The Disintegration of “Other”

There was tangible change evident in the twenty one year old that returned home from her adventure abroad; and yet today that change appears lost, at the very least forgotten. How can a new form dissolve into the former? How can a changed entity disintegrate into a discarded shape? We argue that change is absolute, and yet we hardly consider that change is as circular as the wheels that operate our vehicles.

Whilst abroad, I grew into a new form of myself and my complicated back story found itself suddenly simplified. My being found itself dismantled into nothing more than my purpose.
“I am T; I am here to teach.”
And as Greece blurred into Italy, so did my answer. I was no longer there to teach, I was there “to search.”  I maintain that my answer doubled as a filtration system for the kinds of people I’d spend time with.

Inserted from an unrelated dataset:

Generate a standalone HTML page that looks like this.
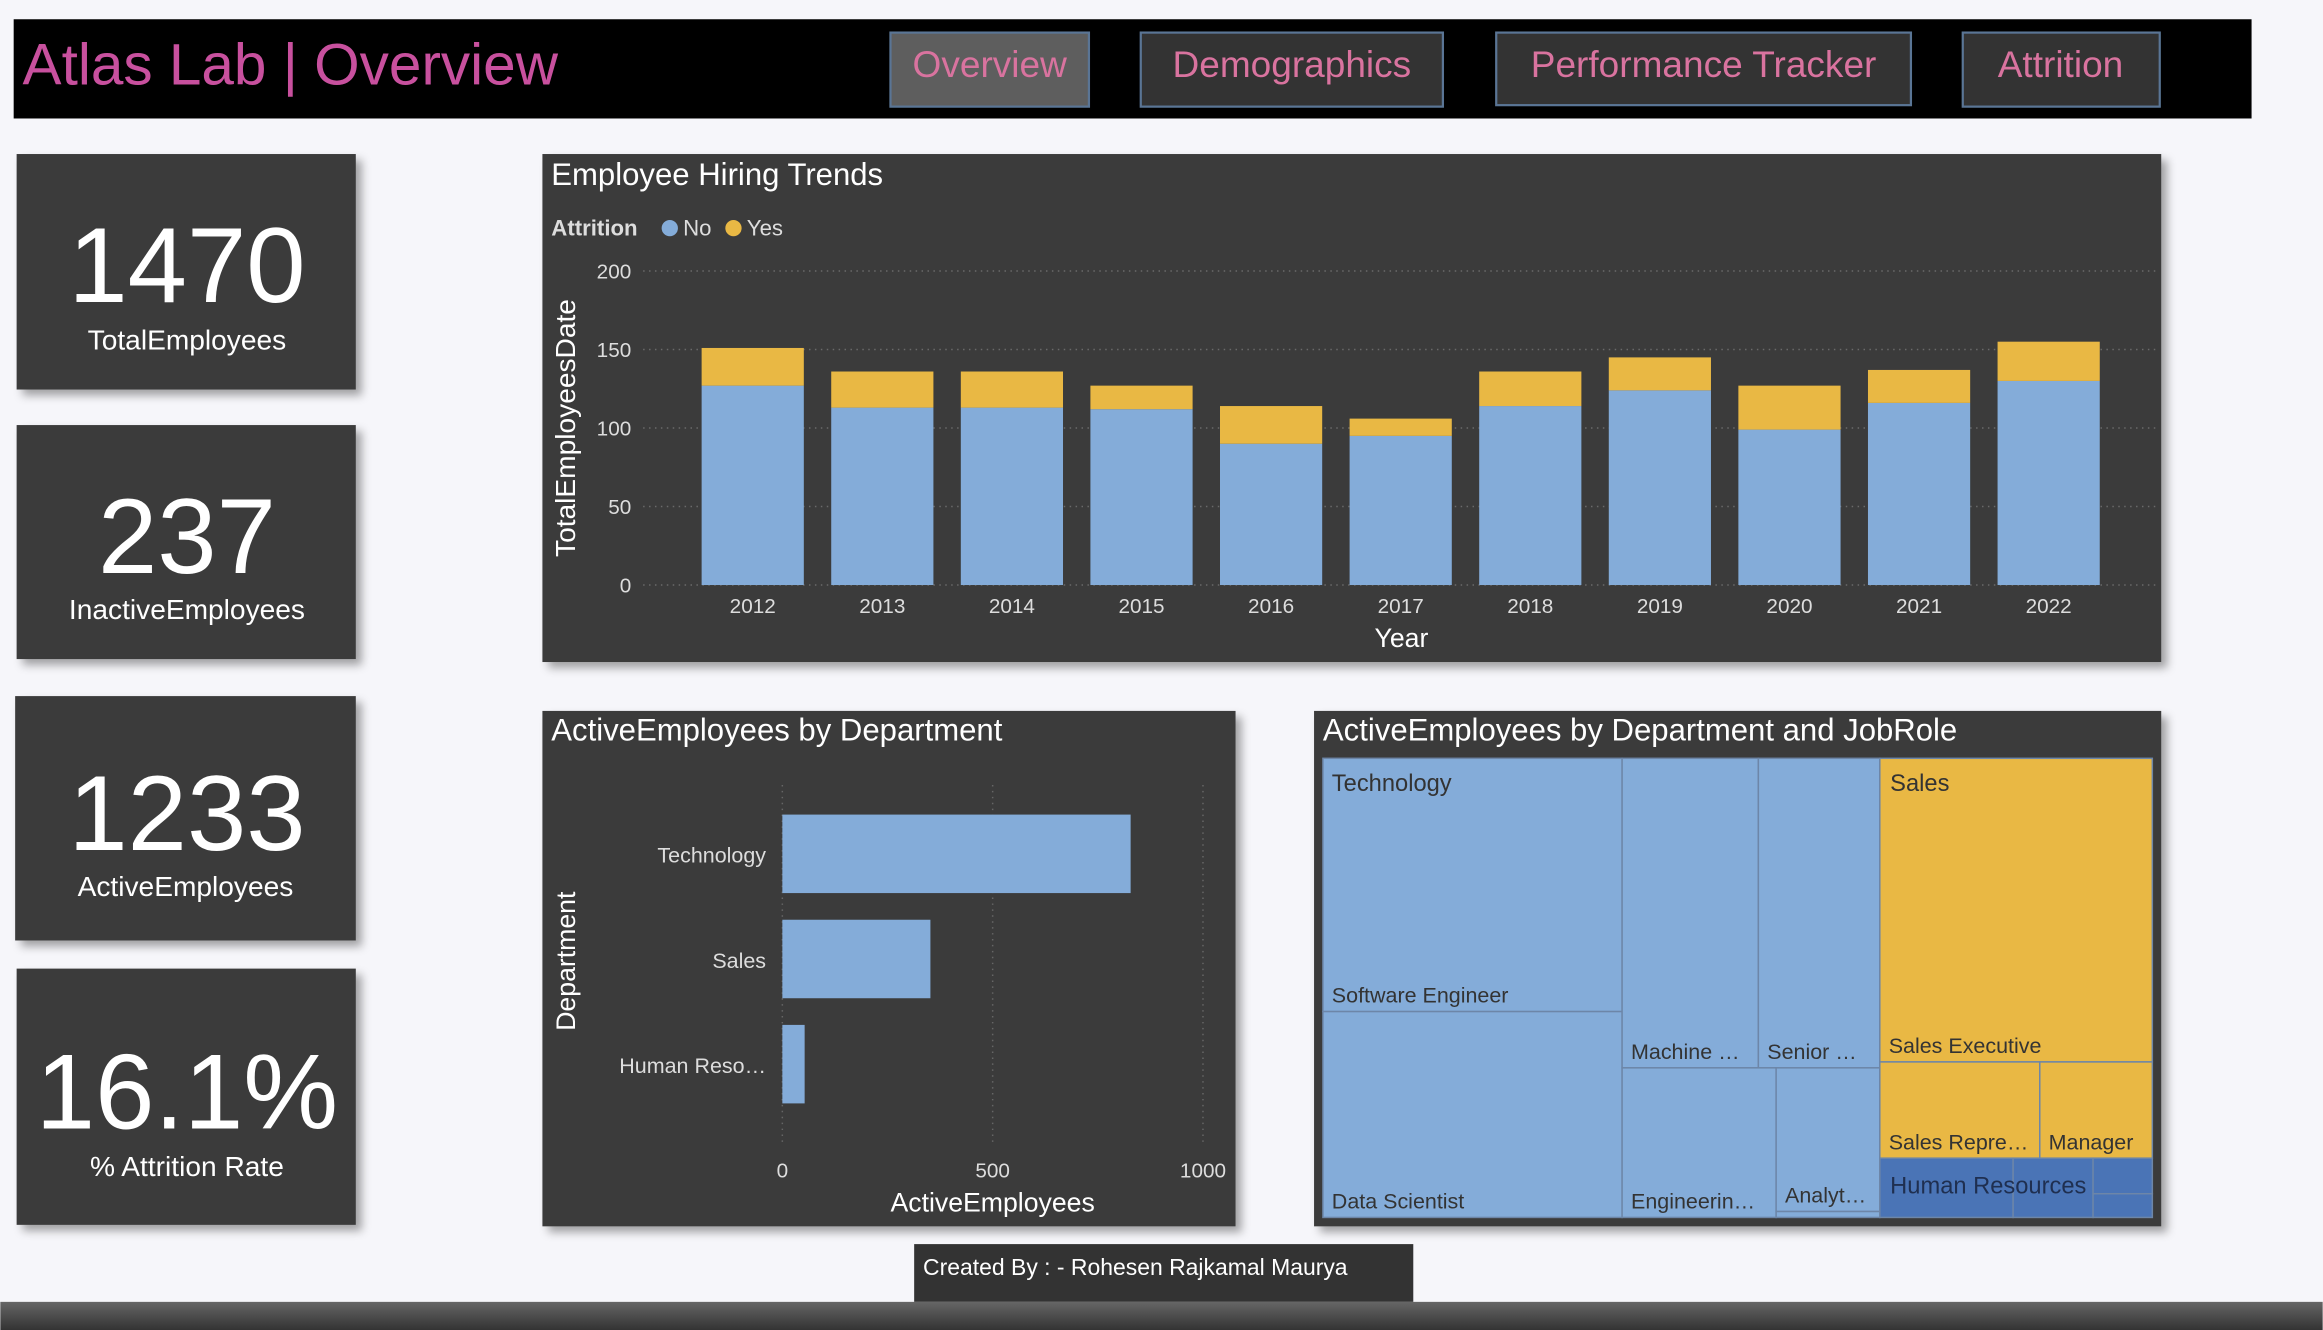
<!DOCTYPE html>
<html><head><meta charset="utf-8"><style>
html,body{margin:0;padding:0;background:#f6f6fa;}
svg{display:block;font-family:"Liberation Sans",sans-serif;}
</style></head><body>
<svg id="root" width="2323" height="1330" viewBox="0 0 1568 898" xmlns="http://www.w3.org/2000/svg">
<defs>
<filter id="sh" x="-10%" y="-10%" width="130%" height="130%"><feDropShadow dx="4" dy="4" stdDeviation="3" flood-color="#000" flood-opacity="0.35"/></filter>
<linearGradient id="bot" x1="0" y1="0" x2="0" y2="1"><stop offset="0" stop-color="#666"/><stop offset="1" stop-color="#333"/></linearGradient>
</defs>
<rect x="0" y="0" width="1568" height="898" fill="#f6f6fa"/>
<g>
<rect x="9" y="13" width="1511" height="67" fill="#000"/>
<text x="15" y="57" font-size="39.5" fill="#c8509e">Atlas Lab | Overview</text>
<g><rect x="601" y="22" width="134" height="50" fill="#5e5e5e" stroke="#5a7595" stroke-width="1.5"/><text x="668" y="52" font-size="25" fill="#d9739f" text-anchor="middle">Overview</text></g>
<g><rect x="770" y="22" width="204" height="50" fill="#333" stroke="#5a7595" stroke-width="1.5"/><text x="872" y="52" font-size="25" fill="#d9739f" text-anchor="middle">Demographics</text></g>
<g><rect x="1010" y="22" width="280" height="49" fill="#333" stroke="#5a7595" stroke-width="1.5"/><text x="1150" y="52" font-size="25" fill="#d9739f" text-anchor="middle">Performance Tracker</text></g>
<g><rect x="1325" y="22" width="133" height="50" fill="#333" stroke="#5a7595" stroke-width="1.5"/><text x="1391" y="52" font-size="25" fill="#d9739f" text-anchor="middle">Attrition</text></g>
</g>

<g><rect x="11" y="104" width="229" height="159" fill="#3a3a3a" filter="url(#sh)"/><text x="126" y="204" font-size="72" fill="#fff" text-anchor="middle">1470</text><text x="126" y="236" font-size="19" fill="#fff" text-anchor="middle">TotalEmployees</text></g>
<g><rect x="11" y="287" width="229" height="158" fill="#3a3a3a" filter="url(#sh)"/><text x="126" y="387" font-size="72" fill="#fff" text-anchor="middle">237</text><text x="126" y="418" font-size="19" fill="#fff" text-anchor="middle">InactiveEmployees</text></g>
<g><rect x="10" y="470" width="230" height="165" fill="#3a3a3a" filter="url(#sh)"/><text x="126" y="574" font-size="72" fill="#fff" text-anchor="middle">1233</text><text x="125" y="605" font-size="19" fill="#fff" text-anchor="middle">ActiveEmployees</text></g>
<g><rect x="11" y="654" width="229" height="173" fill="#3a3a3a" filter="url(#sh)"/><text x="126" y="762" font-size="72" fill="#fff" text-anchor="middle">16.1%</text><text x="126" y="794" font-size="19" fill="#fff" text-anchor="middle">% Attrition Rate</text></g>

<g id="hiring">
<rect x="366" y="104" width="1093" height="343" fill="#3a3a3a" filter="url(#sh)"/>
<text x="372" y="125" font-size="21" fill="#fff">Employee Hiring Trends</text>
<g>
<text x="372" y="159" font-size="15" font-weight="bold" fill="#ddd">Attrition</text>
<circle cx="452" cy="154" r="5.5" fill="#84acd9"/><text x="461" y="159" font-size="15" fill="#ddd">No</text>
<circle cx="495" cy="154" r="5.5" fill="#e9b844"/><text x="504" y="159" font-size="15" fill="#ddd">Yes</text>
</g>
<text transform="translate(388,289) rotate(-90)" font-size="19" fill="#fff" text-anchor="middle">TotalEmployeesDate</text>
<text x="946" y="437" font-size="18" fill="#fff" text-anchor="middle">Year</text>
</g>

<g id="dept">
<rect x="366" y="480" width="468" height="348" fill="#3a3a3a" filter="url(#sh)"/>
<text x="372" y="500" font-size="21" fill="#fff">ActiveEmployees by Department</text>
<text transform="translate(388,649) rotate(-90)" font-size="18" fill="#fff" text-anchor="middle">Department</text>
<text x="670" y="818" font-size="18" fill="#fff" text-anchor="middle">ActiveEmployees</text>
</g>

<g id="tree">
<rect x="887" y="480" width="572" height="348" fill="#3a3a3a" filter="url(#sh)"/>
<text x="893" y="500" font-size="21" fill="#fff">ActiveEmployees by Department and JobRole</text>
</g>

<g><rect x="617" y="840" width="337" height="39" fill="#333"/><text x="623" y="861" font-size="15.5" fill="#fff">Created By : - Rohesen Rajkamal Maurya</text></g>
<rect x="0" y="879" width="1568" height="19" fill="url(#bot)"/>
</svg>
<script>
const NS='http://www.w3.org/2000/svg';
const years=['2012','2013','2014','2015','2016','2017','2018','2019','2020','2021','2022'];
const noVals=[127,113,113,112,90,95,114,124,99,116,130];
const yesVals=[24,23,23,15,24,11,22,21,28,21,25];
const yTicks=[0,50,100,150,200];
const depts=['Technology','Sales','Human Reso…'];
const deptVals=[828,352,53];
const deptTicks=[0,500,1000];
const roles=['Software Engineer','Data Scientist','Machine …','Senior …','Engineerin…','Analyt…','Sales Executive','Sales Repre…','Manager','Human Resources'];

function el(tag,attrs,parent,txt){const e=document.createElementNS(NS,tag);for(const k in attrs)e.setAttribute(k,attrs[k]);if(txt!==undefined)e.textContent=txt;parent.appendChild(e);return e;}
const hg=document.getElementById('hiring');
const yS=v=>395-v*(212/200);
const xS=i=>508+i*87.5;
yTicks.forEach(t=>{
  el('line',{x1:434,x2:1455,y1:yS(t),y2:yS(t),stroke:'#6a6a6a','stroke-dasharray':'1,3'},hg);
  const tx=el('text',{x:426,y:yS(t)+5,'font-size':14,fill:'#ddd','text-anchor':'end'},hg,t);
  
  
});
years.forEach((y,i)=>{
  const bw=69,x=xS(i)-bw/2;
  const b1=el('rect',{x:x,y:yS(noVals[i]),width:bw,height:yS(0)-yS(noVals[i]),fill:'#84acd9'},hg);
  
  
  const b2=el('rect',{x:x,y:yS(noVals[i]+yesVals[i]),width:bw,height:yS(noVals[i])-yS(noVals[i]+yesVals[i]),fill:'#e9b844'},hg);
  
  
  const tl=el('text',{x:xS(i),y:414,'font-size':14,fill:'#ddd','text-anchor':'middle'},hg,y);
  
  
});
const dg=document.getElementById('dept');
const dx=v=>528+v*0.284;
deptTicks.forEach(t=>{
  el('line',{x1:dx(t),x2:dx(t),y1:530,y2:772,stroke:'#666','stroke-dasharray':'1,3'},dg);
  const tl=el('text',{x:dx(t),y:795,'font-size':14,fill:'#ddd','text-anchor':'middle'},dg,t);
  
  
});
depts.forEach((d,i)=>{
  const yc=576.5+i*71;
  const b=el('rect',{x:dx(0),y:yc-26.5,width:dx(deptVals[i])-dx(0),height:53,fill:'#84acd9'},dg);
  
  
  const tl=el('text',{x:517,y:yc+6,'font-size':14.5,fill:'#ddd','text-anchor':'end'},dg,d);
  
  
});
const tg=document.getElementById('tree');
const cells=[
 [893,512,202,171,'#84acd9',roles[0]],[893,683,202,139,'#84acd9',roles[1]],
 [1095,512,92,209,'#84acd9',roles[2]],[1187,512,82,209,'#84acd9',roles[3]],
 [1095,721,104,101,'#84acd9',roles[4]],[1199,721,70,97,'#84acd9',roles[5]],[1199,818,70,4,'#84acd9',''],
 [1269,512,184,205,'#e9b844',roles[6]],[1269,717,108,65,'#e9b844',roles[7]],[1377,717,76,65,'#e9b844',roles[8]],
 [1269,782,90,40,'#4a74b6',''],[1359,782,54,40,'#4a74b6',''],[1413,782,40,24,'#4a74b6',''],[1413,806,40,16,'#4a74b6','']
];
cells.forEach(c=>{
  const r=el('rect',{x:c[0],y:c[1],width:c[2],height:c[3],fill:c[4],stroke:'#6d86a8','stroke-width':1},tg);
  
  
  if(c[5]){
    const t=el('text',{x:c[0]+6,y:c[1]+c[3]-6,'font-size':14.5,fill:'#333'},tg,c[5]);
    
    
  }
});
[[899,534,'Technology','#333'],[1276,534,'Sales','#333'],[1276,806,roles[9],'#1f2f50']].forEach(g=>{
  const t=el('text',{x:g[0],y:g[1],'font-size':16,fill:g[3]},tg,g[2]);
  
  
});
</script>
</body></html>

What I remember most poignantly from Italy is the briefest of meetings I had with an individual in passing. Within minutes of speaking, he exclaimed in pure elation that my happiness was as infectious as infection. I have never laughed quite so hard at a strangers remark about myself. I have, and maintain that I always will, find joy in those who learn to speak English as a second language. Their communication elicits the most literal understanding of our words, and it is nothing short of brilliant. But I digress.

I genuinely find myself at a loss these days, constantly caught between the person I found myself become and the person I thought I left behind. So much in my life has changed, and yet so much appears to have remained the same. What is this silly mindgame I find myself playing.